On $\triangle ABC$, let $M$ the midpoint of $AB$ and $N$ the midpoint of $CM$. Let $X$ a point such that $\angle XMC=\angle MBC$ and $\angle XCM=\angle MCB$ with $X,B$ in opposite sides of line $CM$. Let $\Omega$ the circumcircle of triangle $\triangle AMX$ a) Show that $CM$ is tangent to $\Omega$ b) Show that the lines $NX$ and $AC$ meet at $\Omega$
Problem
Source: Bolivia IMO TST 2022 Day 2 P1
Tags: geometry, circumcircle, Bolivia, TST, midpoints
Blastoor
28.07.2022 14:53
a) Denote by $B'$ the reflection of $B$ over $CM$ and by $K$ the intersection of lines $BB'$ and $CM$.
Claim. $AB'MX$ is cyclic.
Proof. Notice that $AM=MB$ and $B'K=KB$, thus $MK \parallel AB'$ as the midline in $\triangle BAB'$ $\implies$ $CM \parallel AB'$
$\implies$ $\angle XB'A = \angle XCM$.
By taking a look at $\triangle MCB$, we notice $\angle CMA = \angle MCB + \angle CBM \implies \angle CMX + \angle XMA= \angle MCB + \angle CBM$.
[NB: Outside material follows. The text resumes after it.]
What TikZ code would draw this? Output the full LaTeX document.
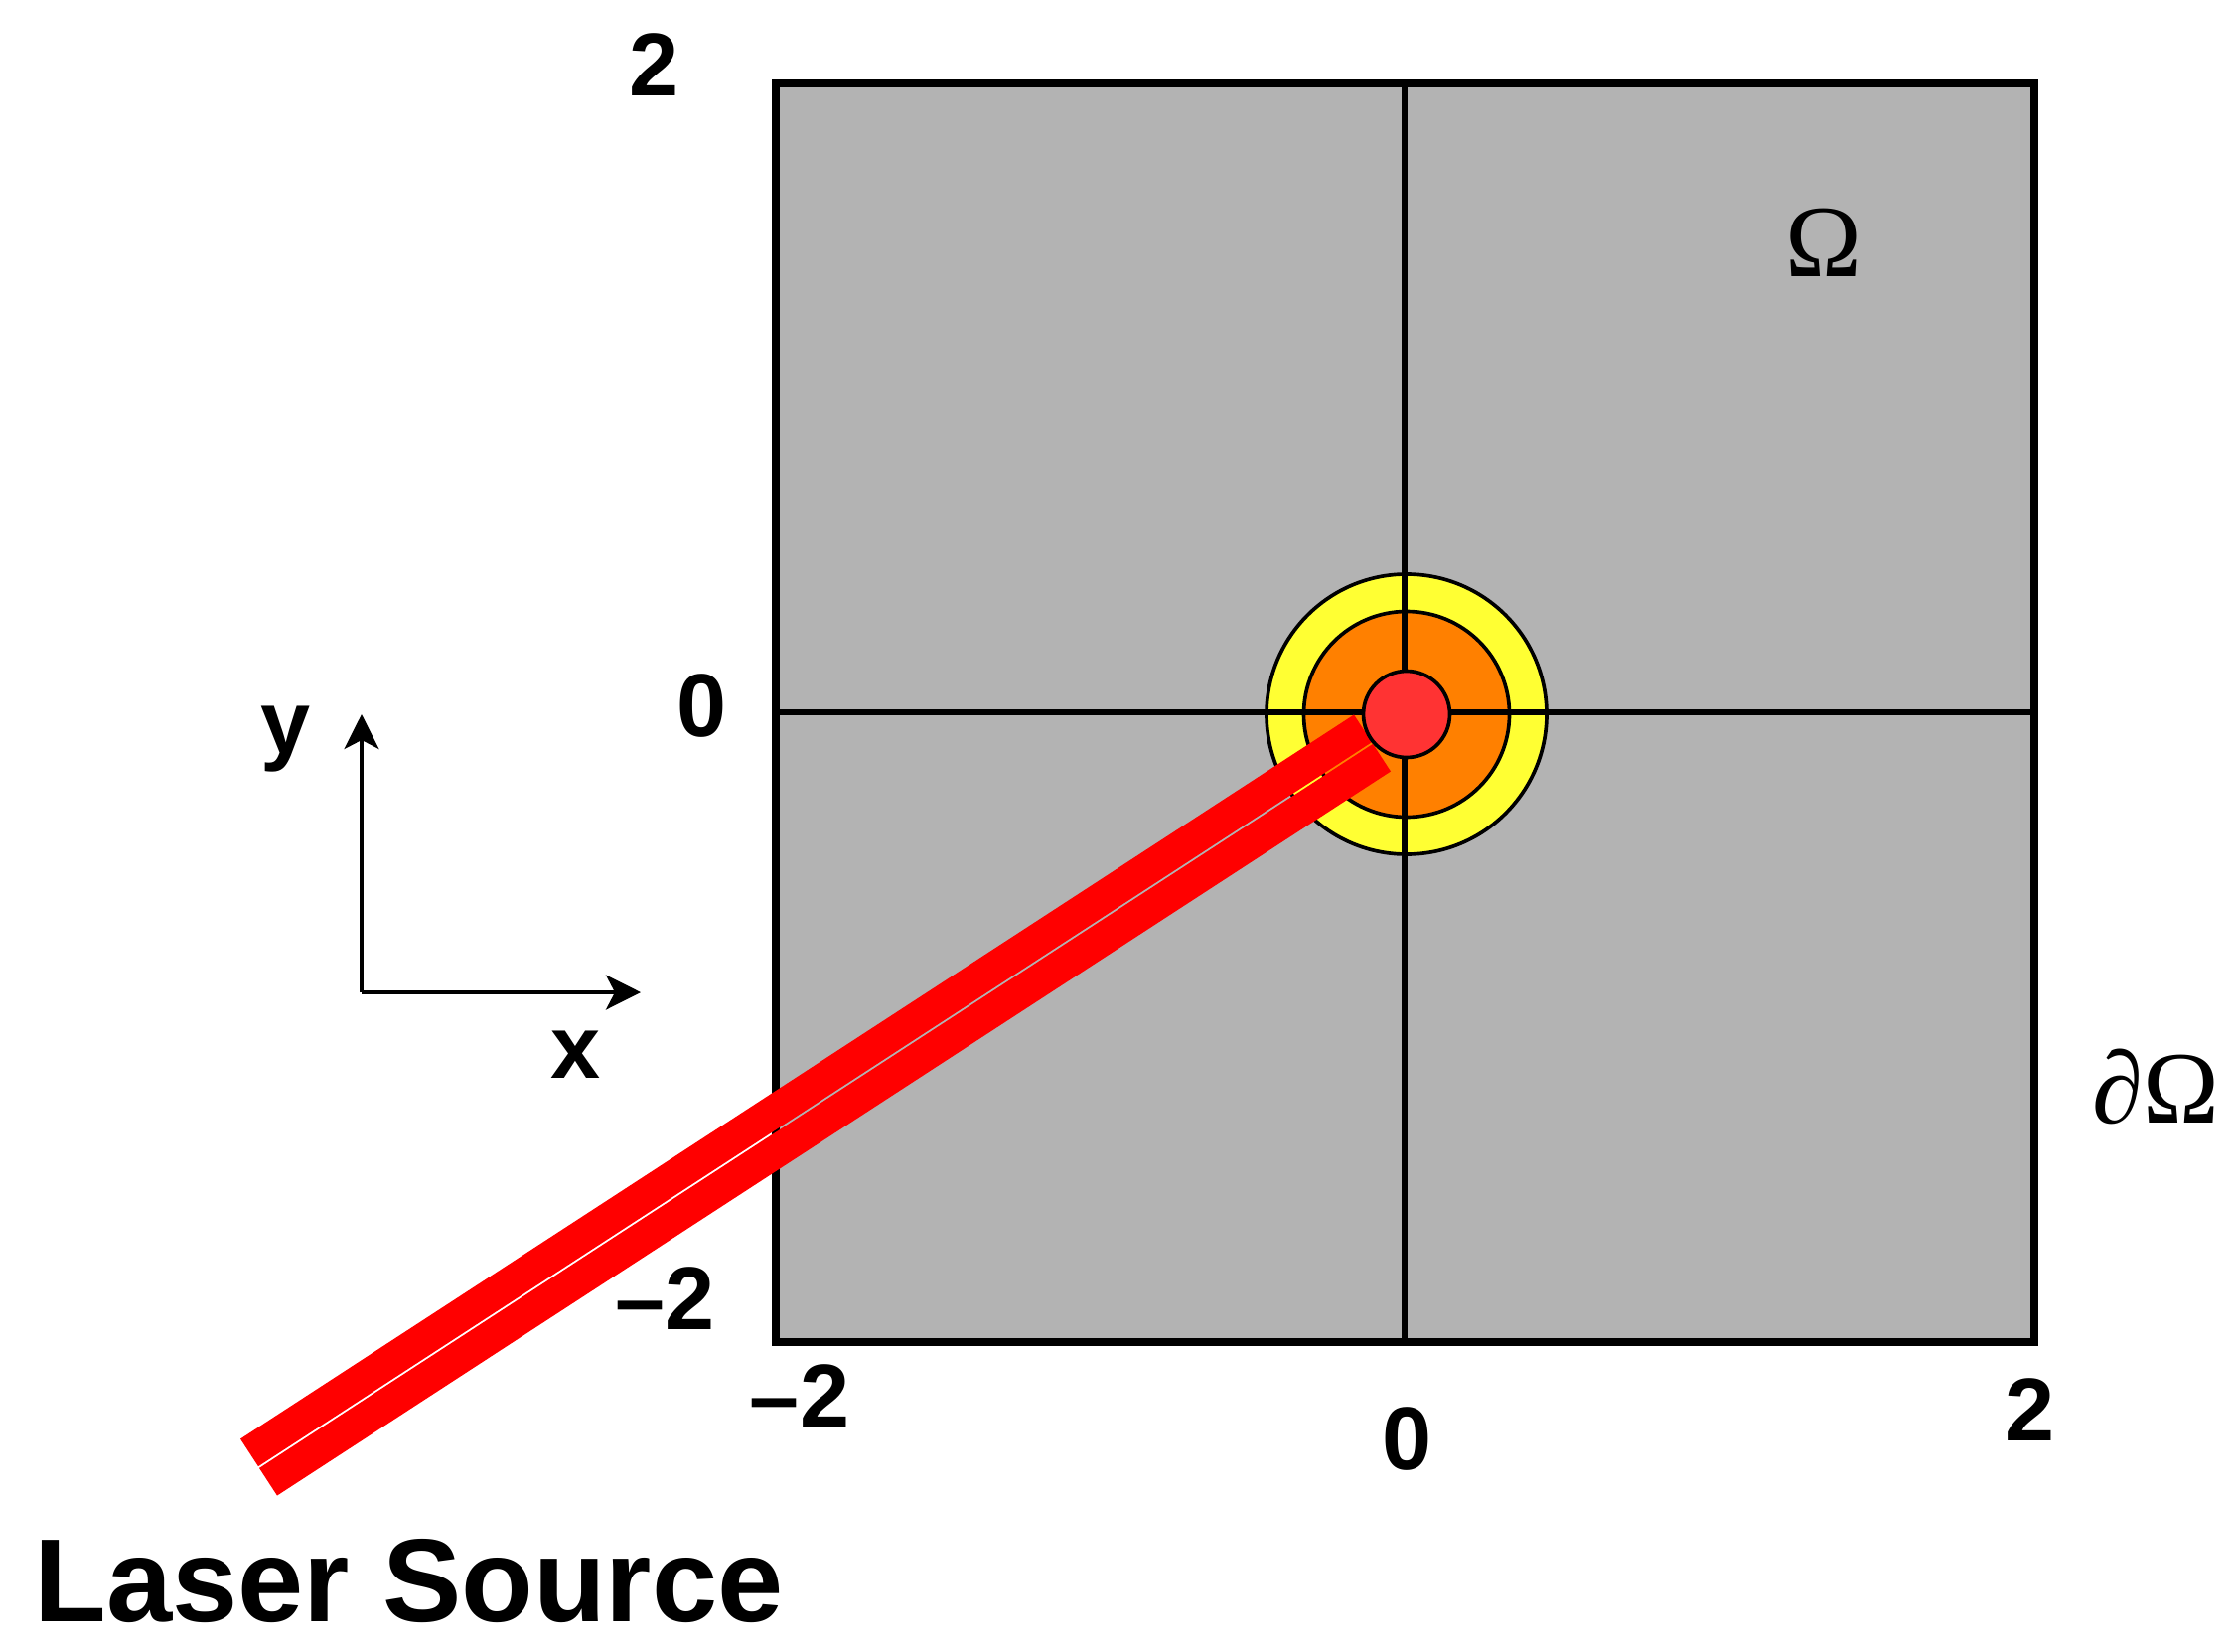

But $\angle CMX = \angle CBM$ and $\angle MCB = \angle XCM$, thus $\angle XMA=\angle XCM$.
$\implies \angle XB'A=\angle XMA$
$\implies AB'MX$ is cyclic $\blacksquare$.
So now we know that $B'$ lies on $\odot (AXM)$. But by symmetry $\angle MB'X=\angle MB'C=\angle CBM = \angle CMX$
$\implies CM$ is tangent to $\odot (AXM)$ $\square$.
b) Denote by $T$ the intersection of $\odot (AXM)$ and $AC$.
Then $\angle XTC=\angle XB'A=\angle XCM \implies MC$ is tangent to $\odot (CXT)$.
Look at the radical axis $TX$ of $\odot (AXM)$ and $\odot (CXT)$. It is well-known by Power of a Point that the radical axis cuts the common tangent in half $\implies TX$ goes through $N$ (the midpoint of $CM$) $\square$.